Problem description
Three different geometric models are considered, as shown in Figure 1. Each model consists of a rigid punch, a rigid die, and a deformable blank. The outer top and bottom edges of the blank are cambered, which facilitates the flow of material against the tools. The punch and die have semicircular cross-sections; the punch has a radius of 68.4 mm, and the die has a radius of 67.9 mm. The blank is modeled as a von Mises elastic, perfectly plastic material with a Young's modulus of 4000 MPa and a yield stress of 5 MPa. The Poisson's ratio is 0.21; the density is 1.E−4 tonne/mm3.
In each case the punch is moved 61 mm, while the die is fully constrained. A smooth amplitude curve is used to ramp the punch velocity to a maximum, at which it remains constant. The smoothing of the velocity promotes a quasi-static response to the loading.
Case 1: Axisymmetric model for cup forming
The blank is meshed with CAX4R elements and measures 50 × 64.77 mm.
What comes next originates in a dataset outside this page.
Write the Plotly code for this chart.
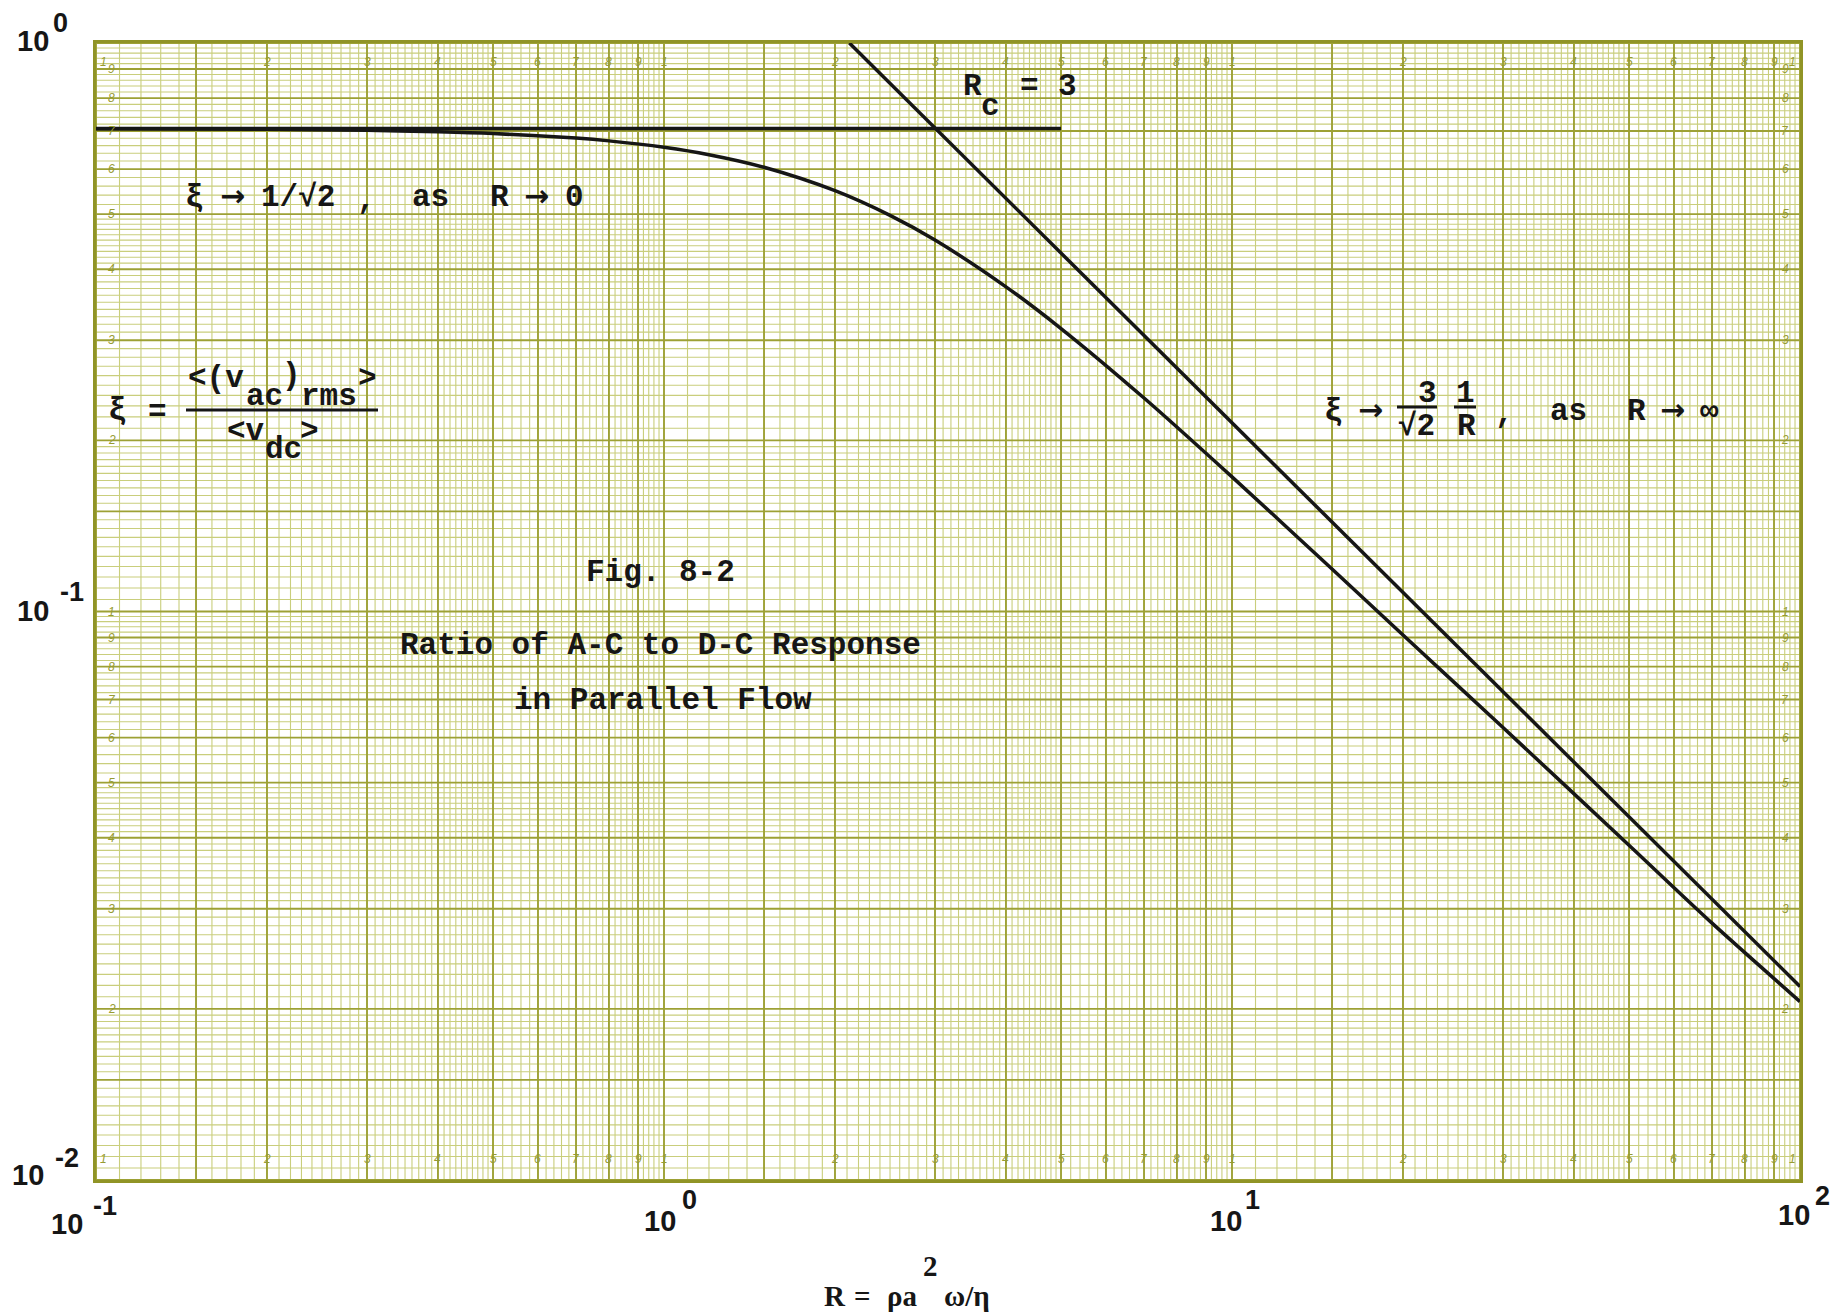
import numpy as np
import plotly.graph_objects as go

# ---------------- data ----------------
R_curve = [0.1, 0.2, 0.3, 0.4, 0.5, 0.7, 0.8, 1.0, 1.2, 1.5, 2.0, 2.5, 3.0, 4.0, 5.0,
           7.0, 10.0, 15.0, 20.0, 30.0, 50.0, 70.0, 100.0]
xi_curve = [0.7065, 0.7048, 0.7020, 0.6980, 0.6931, 0.6803, 0.6727, 0.6555, 0.6361, 0.6045,
            0.5498, 0.4974, 0.4501, 0.3725, 0.3146, 0.2374, 0.1725, 0.1188, 0.0909, 0.0625,
            0.0388, 0.0283, 0.0206]

R_asym = [2.12, 100.0]          # xi -> 3/(sqrt2 R)
xi_asym = [1.0, 0.0219]

R_limit = [0.1, 5.0]            # xi -> 1/sqrt2
xi_limit = [0.7071, 0.7071]

x_tick_exp = ["-1", "0", "1", "2"]
y_tick_exp = ["0", "-1", "-2"]
paper_digits = ["1", "2", "3", "4", "5", "6", "7", "8", "9"]

# ---------------- styling ----------------
INK = "#161616"
MAJOR_C = "#9da135"
MINOR_C = "#c9ce7c"
FRAME_C = "#909426"
DIGIT_C = "#969b32"
MONO = "Liberation Mono, DejaVu Sans Mono, monospace"
SERIF = "Liberation Serif, DejaVu Serif, serif"
SANS = "Liberation Sans, Arial, sans-serif"
ARROW = "DejaVu Sans, sans-serif"

FIG_W, FIG_H = 1835, 1315
PL, PT, PR, PB = 96, 43, 1800, 1180     # plot area in page pixels


def px(x):
    return (x - PL) / (PR - PL)


def py(y):
    return (PB - y) / (PB - PT)


X_DECADES = [-1, 0, 1]
Y_DECADES = [-2, -1]
MAJOR_MANT = [1, 1.5, 2, 3, 4, 5, 6, 7, 8, 9]
X_MINOR_STEPS = [(1, 2, 0.1), (2, 5, 0.1), (5, 10, 0.2)]
Y_MINOR_STEPS = [(1, 2, 0.05), (2, 5, 0.1), (5, 10, 0.2)]


def major_values(decades, last):
    vals = [m * 10.0 ** d for d in decades for m in MAJOR_MANT]
    vals.append(last)
    return vals


def minor_values(decades, steps):
    out = []
    majors = set(round(m, 4) for m in MAJOR_MANT)
    for d in decades:
        for a, b, s in steps:
            n = int(round((b - a) / s))
            for k in range(1, n):
                v = a + k * s
                if round(v, 4) in majors:
                    continue
                out.append(v * 10.0 ** d)
    return out


def vsegs(vals, lo, hi):
    xs, ys = [], []
    for v in vals:
        xs += [v, v, None]
        ys += [lo, hi, None]
    return xs, ys


def hsegs(vals, lo, hi):
    ys, xs = vsegs(vals, lo, hi)
    return xs, ys


fig = go.Figure()

# graph-paper grid
grid_layers = [
    (vsegs(minor_values(X_DECADES, X_MINOR_STEPS), 0.01, 1.0), MINOR_C, 1.1),
    (hsegs(minor_values(Y_DECADES, Y_MINOR_STEPS), 0.1, 100.0), MINOR_C, 1.1),
    (vsegs(major_values(X_DECADES, 100.0), 0.01, 1.0), MAJOR_C, 1.9),
    (hsegs(major_values(Y_DECADES, 1.0), 0.1, 100.0), MAJOR_C, 1.9),
]
for (xs, ys), color, width in grid_layers:
    fig.add_trace(go.Scatter(x=xs, y=ys, mode="lines", line=dict(color=color, width=width),
                             hoverinfo="skip", connectgaps=False))

# curves
fig.add_trace(go.Scatter(x=R_limit, y=xi_limit, mode="lines",
                         line=dict(color=INK, width=3.5)))
fig.add_trace(go.Scatter(x=R_asym, y=xi_asym, mode="lines",
                         line=dict(color=INK, width=3.5)))
fig.add_trace(go.Scatter(x=R_curve, y=xi_curve, mode="lines",
                         line=dict(color=INK, width=3.5, shape="spline", smoothing=0.8)))


def txt(s, x, y, size=31, family=MONO, bold=True, xanchor="center", color=INK):
    fig.add_annotation(text=(f"<b>{s}</b>" if bold else s), x=px(x), y=py(y),
                       xref="paper", yref="paper", showarrow=False,
                       xanchor=xanchor, yanchor="middle",
                       font=dict(family=family, size=size, color=color))


def arrow(x, y):
    txt("→", x, y, size=30, family=ARROW)


def bar(x0, x1, y):
    fig.add_shape(type="line", xref="paper", yref="paper", x0=px(x0), x1=px(x1),
                  y0=py(y), y1=py(y), line=dict(color=INK, width=3))


# xi -> 1/sqrt2 , as R -> 0
txt("ξ", 194, 197)
arrow(232, 195)
txt("1/√2", 298, 197)
txt(",", 366, 199)
txt("as", 430, 197)
txt("R", 499, 197)
arrow(536, 195)
txt("0", 574, 197)

# xi = <(v_ac)_rms> / <v_dc>
txt("ξ", 117, 410)
txt("=", 157, 412)
txt("<(v", 216, 379)
txt("ac", 264, 397)
txt(")", 291, 375)
txt("rms", 329, 397)
txt(">", 367, 378)
bar(186, 378, 410)
txt("<v", 246, 431)
txt("dc", 283, 449)
txt(">", 309, 431)

# R_c = 3
txt("R", 972, 87)
txt("c", 991, 106)
txt("=", 1029, 87)
txt("3", 1067, 87)

# caption
txt("Fig. 8-2", 660, 572)
txt("Ratio of A-C to D-C Response", 660, 645)
txt("in Parallel Flow", 663, 700)

# xi -> 3/sqrt2 * 1/R , as R -> inf
txt("ξ", 1333, 411)
arrow(1370, 409)
txt("3", 1427, 393)
bar(1397, 1437, 407)
txt("√2", 1416, 426)
txt("1", 1465, 393)
bar(1454, 1476, 407)
txt("R", 1466, 426)
txt(",", 1504, 413)
txt("as", 1568, 411)
txt("R", 1636, 411)
arrow(1672, 409)
txt("∞", 1709, 411)

# x-axis title  R = rho a^2 omega / eta
AX_SZ = 29
txt("R", 835, 1296, size=AX_SZ, family=SERIF)
txt("=", 862, 1296, size=AX_SZ, family=SERIF)
txt("ρa", 902, 1296, size=AX_SZ, family=SERIF)
txt("2", 930, 1266, size=AX_SZ, family=SERIF)
txt("ω/η", 967, 1296, size=AX_SZ, family=SERIF)

# decade tick labels (10 and exponent at equal size)
x_tick_pos = [(67, 1224, 105, 1206), (660, 1221, 689, 1200),
              (1226, 1221, 1252, 1200), (1794, 1215, 1822, 1196)]
for e, (bx, by, ex, ey) in zip(x_tick_exp, x_tick_pos):
    txt("10", bx, by, size=29, family=SANS)
    txt(e, ex, ey, size=27, family=SANS)

y_tick_pos = [(33, 41, 60, 23), (33, 611, 72, 592), (28, 1175, 67, 1158)]
for e, (bx, by, ex, ey) in zip(y_tick_exp, y_tick_pos):
    txt("10", bx, by, size=29, family=SANS)
    txt(e, ex, ey, size=27, family=SANS)

# small printed digits on the graph paper
DFONT = dict(family=SANS, size=12, color=DIGIT_C)
for d in X_DECADES:
    for i, dig in enumerate(paper_digits):
        v = (i + 1) * 10.0 ** d
        for yy in (53, 1168):
            fig.add_annotation(text=f"<i>{dig}</i>", x=np.log10(v), xref="x",
                               y=py(yy), yref="paper", showarrow=False,
                               xshift=(7 if (d == -1 and i == 0) else 0), font=DFONT)
for yy in (53, 1168):
    fig.add_annotation(text="<i>1</i>", x=2.0, xref="x", y=py(yy), yref="paper",
                       showarrow=False, xshift=-8, font=DFONT)
for d in Y_DECADES:
    for i, dig in enumerate(paper_digits):
        if d == -2 and i == 0:
            continue
        v = (i + 1) * 10.0 ** d
        for xx in (106, 1791):
            fig.add_annotation(text=f"<i>{dig}</i>", x=px(xx), xref="paper",
                               y=np.log10(v), yref="y", showarrow=False, font=DFONT)

fig.update_layout(
    width=FIG_W, height=FIG_H,
    margin=dict(l=PL, r=FIG_W - PR, t=PT, b=FIG_H - PB, pad=0),
    showlegend=False, paper_bgcolor="white", plot_bgcolor="white",
    xaxis=dict(type="log", range=[-1, 2], showgrid=False, zeroline=False,
               showticklabels=False, ticks="", showline=True, linecolor=FRAME_C,
               linewidth=3, mirror=True, fixedrange=True),
    yaxis=dict(type="log", range=[-2, 0], showgrid=False, zeroline=False,
               showticklabels=False, ticks="", showline=True, linecolor=FRAME_C,
               linewidth=3, mirror=True, fixedrange=True),
)

fig.write_html("out.html", post_script="document.body.style.margin='0px';",
               config={"displayModeBar": False})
The punch and the die are modeled as analytical rigid surfaces using connected line segments. Symmetry boundary conditions are prescribed at r=0. The finite element model is shown in Figure 2.
Case 2: Three-dimensional model for trough forming
The blank is meshed with C3D8R elements and measures 50 × 64.7 × 64.7 mm. The punch and the die are modeled as three-dimensional cylindrical analytical rigid surfaces. Symmetry boundary conditions are applied at the x=0 and z=0 planes. The finite element model of the blank is shown in Figure 3.
Case 3: Three-dimensional model for cup forming
The blank is meshed with C3D8R elements. A 90° wedge of the blank with a radius of 50 mm and a height of 64.7 mm is analyzed. The punch and the die are modeled as three-dimensional revolved analytical rigid surfaces. Symmetry boundary conditions are applied at the x=0 and y=0 planes. The finite element model of the blank is shown in Figure 4.